──────── RECORDS

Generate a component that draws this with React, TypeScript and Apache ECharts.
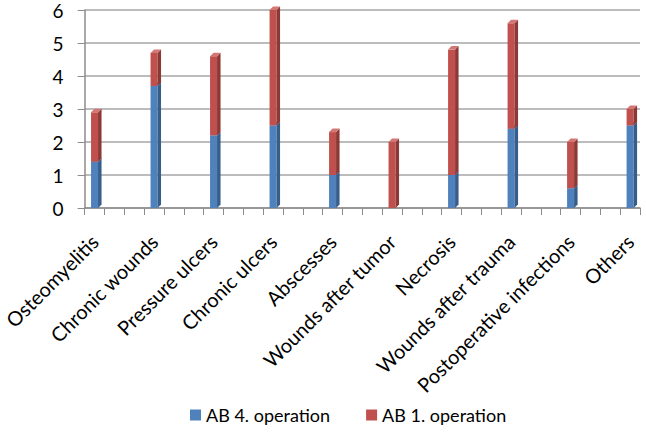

────────────────
──────── RECORDS

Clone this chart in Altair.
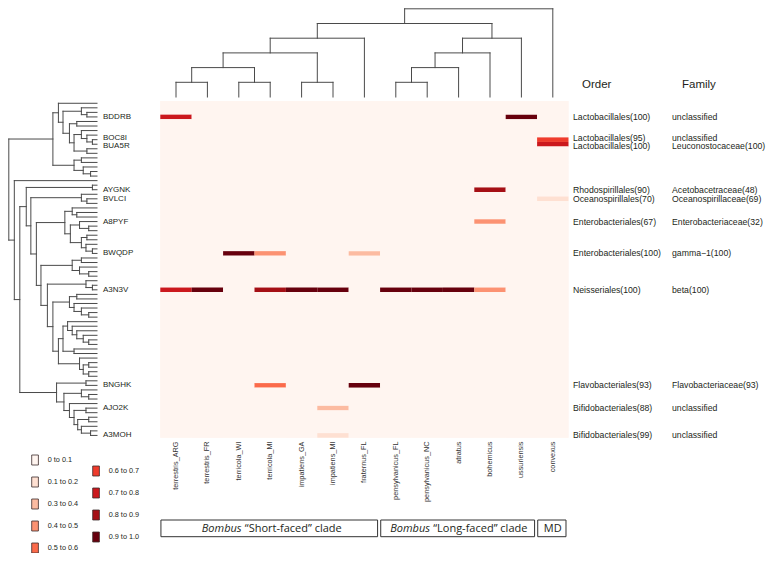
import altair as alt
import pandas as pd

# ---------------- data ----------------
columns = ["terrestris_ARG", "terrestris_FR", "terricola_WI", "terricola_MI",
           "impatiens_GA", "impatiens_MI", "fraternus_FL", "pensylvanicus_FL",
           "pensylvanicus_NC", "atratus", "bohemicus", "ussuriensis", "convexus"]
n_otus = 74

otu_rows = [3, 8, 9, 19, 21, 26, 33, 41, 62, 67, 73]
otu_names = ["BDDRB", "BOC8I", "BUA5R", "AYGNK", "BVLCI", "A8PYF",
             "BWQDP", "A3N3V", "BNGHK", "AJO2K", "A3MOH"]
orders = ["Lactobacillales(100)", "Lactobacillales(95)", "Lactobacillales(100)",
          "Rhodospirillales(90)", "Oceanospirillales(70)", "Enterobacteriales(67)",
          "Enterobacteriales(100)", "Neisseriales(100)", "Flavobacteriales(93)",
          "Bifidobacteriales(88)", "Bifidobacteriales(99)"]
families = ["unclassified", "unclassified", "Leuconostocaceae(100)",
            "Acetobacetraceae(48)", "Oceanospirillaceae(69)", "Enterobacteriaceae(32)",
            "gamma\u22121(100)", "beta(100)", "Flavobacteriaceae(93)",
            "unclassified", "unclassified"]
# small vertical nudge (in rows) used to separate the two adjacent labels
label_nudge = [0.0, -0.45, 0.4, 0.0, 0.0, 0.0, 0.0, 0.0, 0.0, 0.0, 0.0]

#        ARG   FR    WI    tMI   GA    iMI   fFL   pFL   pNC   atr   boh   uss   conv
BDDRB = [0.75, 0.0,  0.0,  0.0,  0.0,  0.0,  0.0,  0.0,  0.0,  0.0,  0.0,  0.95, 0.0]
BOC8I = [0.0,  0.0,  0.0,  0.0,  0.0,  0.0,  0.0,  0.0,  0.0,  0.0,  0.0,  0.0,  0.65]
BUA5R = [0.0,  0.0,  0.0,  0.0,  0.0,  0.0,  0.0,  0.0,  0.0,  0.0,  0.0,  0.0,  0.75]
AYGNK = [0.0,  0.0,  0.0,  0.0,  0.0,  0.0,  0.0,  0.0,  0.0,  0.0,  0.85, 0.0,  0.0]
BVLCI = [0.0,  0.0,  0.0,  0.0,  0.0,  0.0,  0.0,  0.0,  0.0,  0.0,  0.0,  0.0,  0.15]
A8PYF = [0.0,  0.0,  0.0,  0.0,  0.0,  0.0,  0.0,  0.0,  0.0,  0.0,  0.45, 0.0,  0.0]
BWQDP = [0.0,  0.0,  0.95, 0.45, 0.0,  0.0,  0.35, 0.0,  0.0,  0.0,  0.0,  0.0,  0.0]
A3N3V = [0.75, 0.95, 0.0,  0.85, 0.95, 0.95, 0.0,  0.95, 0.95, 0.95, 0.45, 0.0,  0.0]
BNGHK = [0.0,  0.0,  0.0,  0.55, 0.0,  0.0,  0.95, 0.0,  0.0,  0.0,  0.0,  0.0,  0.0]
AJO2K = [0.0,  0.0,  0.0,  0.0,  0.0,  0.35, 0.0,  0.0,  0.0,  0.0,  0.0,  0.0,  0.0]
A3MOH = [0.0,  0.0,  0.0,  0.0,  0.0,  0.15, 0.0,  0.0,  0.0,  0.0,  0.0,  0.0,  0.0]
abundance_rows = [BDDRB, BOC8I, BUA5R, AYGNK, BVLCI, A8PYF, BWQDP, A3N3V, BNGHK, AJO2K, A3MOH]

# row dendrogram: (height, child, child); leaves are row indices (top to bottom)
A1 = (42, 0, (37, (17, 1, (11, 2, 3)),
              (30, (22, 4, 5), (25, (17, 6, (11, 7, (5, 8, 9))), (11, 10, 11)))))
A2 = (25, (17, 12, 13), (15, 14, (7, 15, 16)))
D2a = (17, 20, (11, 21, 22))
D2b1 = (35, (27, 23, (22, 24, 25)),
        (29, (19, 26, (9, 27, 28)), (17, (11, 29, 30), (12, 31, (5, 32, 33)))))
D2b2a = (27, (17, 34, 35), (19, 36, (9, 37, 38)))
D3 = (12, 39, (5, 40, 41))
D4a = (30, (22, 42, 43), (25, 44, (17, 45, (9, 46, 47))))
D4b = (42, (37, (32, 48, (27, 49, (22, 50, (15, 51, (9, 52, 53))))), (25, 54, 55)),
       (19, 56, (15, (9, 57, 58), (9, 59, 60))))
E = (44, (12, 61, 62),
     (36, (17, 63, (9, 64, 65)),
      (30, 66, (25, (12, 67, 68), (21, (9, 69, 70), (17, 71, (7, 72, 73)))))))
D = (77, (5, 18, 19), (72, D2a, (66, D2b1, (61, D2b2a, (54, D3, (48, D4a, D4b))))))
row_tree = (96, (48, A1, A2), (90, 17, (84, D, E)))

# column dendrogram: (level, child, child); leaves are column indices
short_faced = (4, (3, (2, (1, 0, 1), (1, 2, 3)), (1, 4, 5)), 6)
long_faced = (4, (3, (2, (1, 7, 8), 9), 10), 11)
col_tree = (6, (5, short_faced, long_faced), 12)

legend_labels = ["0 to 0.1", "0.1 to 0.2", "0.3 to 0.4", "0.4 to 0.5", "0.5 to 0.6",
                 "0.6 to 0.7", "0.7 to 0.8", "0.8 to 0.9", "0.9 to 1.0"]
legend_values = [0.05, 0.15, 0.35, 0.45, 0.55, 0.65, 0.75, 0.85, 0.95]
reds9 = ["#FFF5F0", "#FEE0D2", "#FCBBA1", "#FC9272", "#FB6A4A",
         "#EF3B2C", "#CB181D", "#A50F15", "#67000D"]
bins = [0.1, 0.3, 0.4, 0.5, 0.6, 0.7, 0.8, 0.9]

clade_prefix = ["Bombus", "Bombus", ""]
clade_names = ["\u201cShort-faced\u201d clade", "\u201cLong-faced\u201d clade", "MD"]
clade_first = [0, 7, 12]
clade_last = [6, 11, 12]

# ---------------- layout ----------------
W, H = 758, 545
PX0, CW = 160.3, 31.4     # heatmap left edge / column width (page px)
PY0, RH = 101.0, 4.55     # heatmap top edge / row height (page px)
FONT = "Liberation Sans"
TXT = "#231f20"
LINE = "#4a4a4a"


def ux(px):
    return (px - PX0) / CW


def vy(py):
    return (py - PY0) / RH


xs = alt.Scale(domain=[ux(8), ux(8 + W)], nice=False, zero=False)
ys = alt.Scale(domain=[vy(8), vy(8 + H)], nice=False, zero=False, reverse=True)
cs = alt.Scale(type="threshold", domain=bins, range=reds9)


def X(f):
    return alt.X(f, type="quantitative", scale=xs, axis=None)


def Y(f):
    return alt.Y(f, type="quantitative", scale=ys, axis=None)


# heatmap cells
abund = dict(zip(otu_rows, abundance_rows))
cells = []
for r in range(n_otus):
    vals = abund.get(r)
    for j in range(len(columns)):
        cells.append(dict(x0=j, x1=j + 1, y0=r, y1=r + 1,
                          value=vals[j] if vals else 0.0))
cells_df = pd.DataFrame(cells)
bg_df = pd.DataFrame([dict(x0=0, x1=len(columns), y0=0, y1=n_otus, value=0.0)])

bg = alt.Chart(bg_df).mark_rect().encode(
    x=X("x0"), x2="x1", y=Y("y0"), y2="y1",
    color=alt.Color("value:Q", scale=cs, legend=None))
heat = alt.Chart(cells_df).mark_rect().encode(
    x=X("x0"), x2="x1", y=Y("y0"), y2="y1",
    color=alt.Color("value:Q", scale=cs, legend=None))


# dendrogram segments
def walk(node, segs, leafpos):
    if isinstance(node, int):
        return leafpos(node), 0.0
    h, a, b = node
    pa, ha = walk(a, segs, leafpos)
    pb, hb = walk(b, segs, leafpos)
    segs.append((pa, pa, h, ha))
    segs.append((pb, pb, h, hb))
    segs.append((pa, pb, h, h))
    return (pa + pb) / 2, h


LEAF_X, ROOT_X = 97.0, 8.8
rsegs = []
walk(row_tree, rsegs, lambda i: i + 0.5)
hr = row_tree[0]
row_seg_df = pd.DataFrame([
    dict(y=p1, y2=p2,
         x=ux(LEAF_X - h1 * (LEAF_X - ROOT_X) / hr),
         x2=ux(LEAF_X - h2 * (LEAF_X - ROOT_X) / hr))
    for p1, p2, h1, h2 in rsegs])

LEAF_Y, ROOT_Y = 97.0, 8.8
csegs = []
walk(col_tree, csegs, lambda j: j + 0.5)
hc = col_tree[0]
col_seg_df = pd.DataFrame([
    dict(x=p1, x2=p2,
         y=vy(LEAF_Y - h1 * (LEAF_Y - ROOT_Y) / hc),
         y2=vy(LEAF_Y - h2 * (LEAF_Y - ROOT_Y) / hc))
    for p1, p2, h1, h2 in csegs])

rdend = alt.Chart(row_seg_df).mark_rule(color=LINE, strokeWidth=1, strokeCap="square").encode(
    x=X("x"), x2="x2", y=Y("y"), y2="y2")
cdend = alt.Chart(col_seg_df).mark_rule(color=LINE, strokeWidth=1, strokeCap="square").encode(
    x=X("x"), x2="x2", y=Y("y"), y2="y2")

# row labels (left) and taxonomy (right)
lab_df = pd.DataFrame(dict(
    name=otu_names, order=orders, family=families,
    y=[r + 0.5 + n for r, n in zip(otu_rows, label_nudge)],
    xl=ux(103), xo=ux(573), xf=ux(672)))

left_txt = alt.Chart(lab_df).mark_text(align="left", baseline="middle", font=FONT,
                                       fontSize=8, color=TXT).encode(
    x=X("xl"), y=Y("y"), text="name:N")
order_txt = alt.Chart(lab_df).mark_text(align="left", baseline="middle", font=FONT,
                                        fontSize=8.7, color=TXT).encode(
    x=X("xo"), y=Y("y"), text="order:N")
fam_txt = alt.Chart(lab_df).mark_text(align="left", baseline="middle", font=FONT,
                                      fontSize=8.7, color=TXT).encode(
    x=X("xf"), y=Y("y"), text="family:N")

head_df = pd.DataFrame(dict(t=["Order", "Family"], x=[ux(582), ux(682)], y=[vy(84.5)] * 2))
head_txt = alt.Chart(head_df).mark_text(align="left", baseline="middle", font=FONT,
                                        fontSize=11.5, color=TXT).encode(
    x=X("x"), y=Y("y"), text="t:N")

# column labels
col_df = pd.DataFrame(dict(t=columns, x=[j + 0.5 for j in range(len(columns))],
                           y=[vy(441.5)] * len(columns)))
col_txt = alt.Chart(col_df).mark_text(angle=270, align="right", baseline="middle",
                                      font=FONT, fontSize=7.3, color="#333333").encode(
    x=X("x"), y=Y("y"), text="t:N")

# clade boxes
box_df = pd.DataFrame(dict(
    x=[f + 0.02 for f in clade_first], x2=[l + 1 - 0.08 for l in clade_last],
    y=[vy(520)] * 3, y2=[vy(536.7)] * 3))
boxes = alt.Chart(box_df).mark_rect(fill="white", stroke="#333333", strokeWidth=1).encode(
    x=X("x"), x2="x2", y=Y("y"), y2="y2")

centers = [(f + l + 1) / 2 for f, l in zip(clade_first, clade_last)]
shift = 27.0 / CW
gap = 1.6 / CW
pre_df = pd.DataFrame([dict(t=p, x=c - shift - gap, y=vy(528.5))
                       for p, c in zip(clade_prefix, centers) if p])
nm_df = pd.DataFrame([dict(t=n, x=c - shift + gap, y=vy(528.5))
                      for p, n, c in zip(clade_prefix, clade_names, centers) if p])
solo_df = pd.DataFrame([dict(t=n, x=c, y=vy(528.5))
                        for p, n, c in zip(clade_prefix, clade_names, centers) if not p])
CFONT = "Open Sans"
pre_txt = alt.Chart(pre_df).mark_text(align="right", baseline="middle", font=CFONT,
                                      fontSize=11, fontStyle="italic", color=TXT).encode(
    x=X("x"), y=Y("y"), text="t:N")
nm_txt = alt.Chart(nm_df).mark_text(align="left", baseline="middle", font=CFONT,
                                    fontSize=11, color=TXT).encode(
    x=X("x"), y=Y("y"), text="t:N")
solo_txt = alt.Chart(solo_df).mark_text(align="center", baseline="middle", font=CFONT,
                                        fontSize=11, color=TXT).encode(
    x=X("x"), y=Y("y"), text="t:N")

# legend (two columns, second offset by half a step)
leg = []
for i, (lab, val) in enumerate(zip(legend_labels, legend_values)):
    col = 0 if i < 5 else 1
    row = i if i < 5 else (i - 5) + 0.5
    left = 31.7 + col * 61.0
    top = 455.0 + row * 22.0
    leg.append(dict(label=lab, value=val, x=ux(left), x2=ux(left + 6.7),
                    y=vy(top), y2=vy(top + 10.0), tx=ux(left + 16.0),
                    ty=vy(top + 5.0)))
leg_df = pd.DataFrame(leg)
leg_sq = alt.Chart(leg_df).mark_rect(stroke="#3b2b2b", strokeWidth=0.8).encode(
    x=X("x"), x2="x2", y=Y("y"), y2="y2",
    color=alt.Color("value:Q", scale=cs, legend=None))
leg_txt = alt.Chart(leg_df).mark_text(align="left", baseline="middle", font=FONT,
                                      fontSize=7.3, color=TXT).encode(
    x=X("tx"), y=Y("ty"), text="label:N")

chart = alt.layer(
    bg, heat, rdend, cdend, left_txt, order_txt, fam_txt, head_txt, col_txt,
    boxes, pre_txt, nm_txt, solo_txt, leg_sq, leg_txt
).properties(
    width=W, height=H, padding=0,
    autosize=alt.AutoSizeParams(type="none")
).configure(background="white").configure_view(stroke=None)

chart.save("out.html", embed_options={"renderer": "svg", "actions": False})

────────────────

**REQUIREMENTS**
Repeat, word for word, the lines of the material above from the one holding "Clone this chart in Altair." through the one holding "n_otus = 74". Leave out pictures.

**RESPONSE TO THIS EXERCISE**
Clone this chart in Altair.
import altair as alt
import pandas as pd

# ---------------- data ----------------
columns = ["terrestris_ARG", "terrestris_FR", "terricola_WI", "terricola_MI",
           "impatiens_GA", "impatiens_MI", "fraternus_FL", "pensylvanicus_FL",
           "pensylvanicus_NC", "atratus", "bohemicus", "ussuriensis", "convexus"]
n_otus = 74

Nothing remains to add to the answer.